Stochastic modelling of blob-like plasma filaments and flattened profiles in the scrape-off layer

A stochastic model for a super-position of uncorrelated pulses with a random distribution of and correlations between amplitudes and velocities is presented. The pulses are assumed to move radially with fixed shape and amplitudes decaying exponentially in time due to linear damping. The pulse velocities are taken to be time-dependent with a power law dependence on the instantaneous amplitudes, as suggested by blob velocity scaling theories. In accordance with experimental measurements, the blob amplitudes are taken to be exponentially distributed.

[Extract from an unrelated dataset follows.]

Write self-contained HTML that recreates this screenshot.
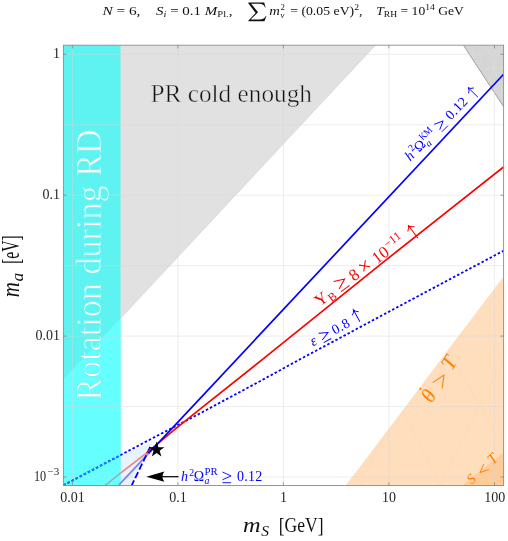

As a consequence of linear damping and time-dependent velocities, it is demonstrated that blob structures stagnate during their radial motion. This makes the average pulse waiting time increase radially outwards in the scrape-off layer of magnetically confined plasmas. In the case that blob velocities are proportional to their amplitudes, the radial profile of the mean value of the process is the same as for the case when all pulses have the same, time-independent velocity. The profile e-folding length is then given by the product of the average pulse velocity and the parallel transit time, explaining the flattened profiles in the far scrape-off layer. The average pulse amplitude as well as velocity are the same at all radial positions. Moreover, the relative fluctuation level is high with fast and large-amplitude pulses dominating the process, which further enhances plasma-surface interactions.